Canada has an incredibly strong automotive industry making 2.4 million vehicles and exporting $48.8 billon worth of vehicles each year. The automotive industry accounts for 10% of the manufacturing GDP and 23% of manufacturing trade for Canada. So it’s easy to see that the automotive industry is obviously an important and large piece in Canada, but why doesn’t Canada have their own automotive brand?
Well at one point, Canada did have their own automotive brand, in fact they had several. In 1903, Redpath Messenger manufactured a wooden carriage body that was driven by a one-cylinder engine with shaft drive and a two speed transmission. In 1904, Canada went to large scale production of cars with the Walkerville Wagon Works factory making Ford Model Cs. This inspired Canada’s own brands such as Brooks, Redpath, Tudhope, McKay, Galt Gas-Electric, Gray-Dort, Brockville Atlas, Chatham, Anhunt, Russell, Hyslop and Ronald, and McLaughlin to start producing vehicles of there own. Many of them setup their offices and plants in Ontario, close to Michigan and the large American brands.
In 1918, McLaughlin was bought out by General motors and was rebranded as General Motors of Canada, starting the GM legacy in Canada and firmly cementing the automotive industry in the great white north. Demand sky rocketed in 1923 with Canada becoming the second largest automobile producer in the world, after being driven by World War 1 even with largely inefficient plants. The automotive industry was also being pushed back by high tariffs which pushed prices and held it back.
In 1931, things came to a crash with the great depression causing almost 80% of the Canadian brands to go bankrupt. However the American manufacturers seized their opportunity and took over these brands and plants, making American cars in Canada.

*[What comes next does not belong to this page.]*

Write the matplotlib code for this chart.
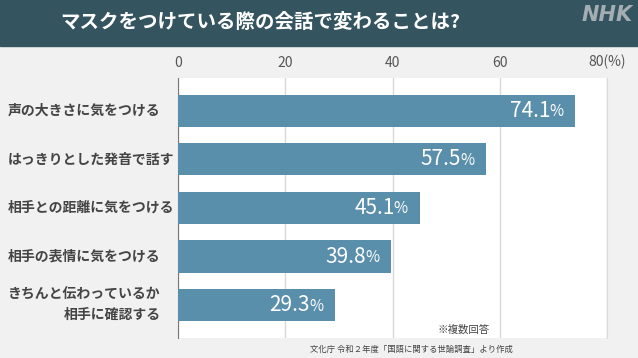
import matplotlib.pyplot as plt
from matplotlib.patches import Rectangle

plt.rcParams['font.family'] = ['Noto Sans CJK JP', 'DejaVu Sans']

# データ
labels = ["声の大きさに気をつける", "はっきりとした発音で話す", "相手との距離に気をつける",
          "相手の表情に気をつける", "きちんと伝わっているか\n相手に確認する"]
values = [74.1, 57.5, 45.1, 39.8, 29.3]
xticks = [0, 20, 40, 60, 80]
xtick_labels = ["0", "20", "40", "60", "80(%)"]

title = "マスクをつけている際の会話で変わることは?"
note = "※複数回答"
source = "文化庁 令和２年度「国語に関する世論調査」より作成"

bar_color = "#5a8fab"
head_color = "#34545f"
bg_color = "#f1f1f1"
text_color = "#444444"

W, H = 638, 358
fig = plt.figure(figsize=(W / 100, H / 100), dpi=100, facecolor=bg_color)

# タイトルバー
fig.patches.append(Rectangle((0, 1 - 46 / H), 1, 46 / H, transform=fig.transFigure,
                             color=head_color, zorder=0))
fig.text(60 / W, 1 - 23 / H, title, color="white", fontsize=14, fontweight="bold",
         ha="left", va="center")
fig.text(633 / W, 1 - 15 / H, "NHK", color="#a3adb2", fontsize=15, fontweight="bold",
         style="italic", ha="right", va="center", family="DejaVu Sans")

ax = fig.add_axes([178 / W, 1 - 338 / H, (607 - 178) / W, (338 - 78) / H])
ax.set_facecolor("white")
y = range(len(values))
ax.barh(y, values, height=0.66, color=bar_color, zorder=3)
ax.set_xlim(0, 80)
ax.set_ylim(4.68, -0.68)

ax.set_xticks(xticks)
ax.set_xticklabels(xtick_labels)
ax.xaxis.tick_top()
ax.tick_params(axis="x", length=0, pad=6, labelsize=10, labelcolor="#555555")
ax.set_yticks([])
ax.grid(axis="x", color="#d8d8d8", linewidth=1, zorder=0)
for s in ["top", "bottom"]:
    ax.spines[s].set_visible(False)
ax.spines["left"].set_color("#777777")
ax.spines["right"].set_color("#d8d8d8")

# 項目名
for i, lab in enumerate(labels):
    ax.annotate(lab, xy=(0, i), xycoords=("axes fraction", "data"),
                xytext=(-170, 0), textcoords="offset pixels",
                ha="left", va="center", multialignment="right",
                fontsize=10, fontweight="bold", color=text_color, linespacing=1.5)

# 数値ラベル
for i, v in enumerate(values):
    ax.annotate("%", xy=(v, i), xytext=(-12, -1), textcoords="offset pixels",
                ha="right", va="center", fontsize=11, color="white", zorder=4)
    ax.annotate(f"{v:.1f}", xy=(v, i), xytext=(-25, 0), textcoords="offset pixels",
                ha="right", va="center", fontsize=15, color="white", zorder=4)

fig.text(490 / W, 1 - 330 / H, note, fontsize=7.5, color=text_color, ha="right", va="center")
fig.text(513 / W, 1 - 349 / H, source, fontsize=6, color=text_color, ha="right", va="center")

fig.savefig("out.png", dpi=100, facecolor=bg_color)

This was important for the American manufacturers as it expanded their operations but also gave them access to new markets due to Canada’s connection with the United Kingdom.
In 1964, Canada entered the Automotive Products Trade Agreement or more commonly known as the Auto Pact. The most important part of the agreement was the 1:1 production-to-sales ratio and Canadian Value added requirements. This prevented some of the high trade costs Canada was paying to literally send American vehicles manufactured in Canada, to the states, only to be sold back to Canada. As a result, it greatly reduced the trade deficit and also brought down car prices in Canada. While on one hand this was great for Canadian consumers, it just further pushed the big three American brands; Chrysler, Ford, and General Motors, and squeezed the Canadian brands.
As the years went on, other foreign brands, specifically Japanese brands such as Toyota, Izusu, and Honda saw the advantage of setting up shop in Canada. These Japanese brands quickly setup operations there by either creating new plants or buying up the remaining ones from the defunct Canadian brands. They were able to get setup for relatively low costs compared to building in America and were also able to reap the benefits of exporting cars from Canada to the US under the Auto Pact. This simply eliminated the trade tariffs for the Japanese brands that they faced if they exported cars from Japan to the US. Eventually, the Auto Pact was killed off by the North American Free Trade Agreement, or NAFTA, but by then all the Canadian brands were already dead or bought out by the Americans or Japanese.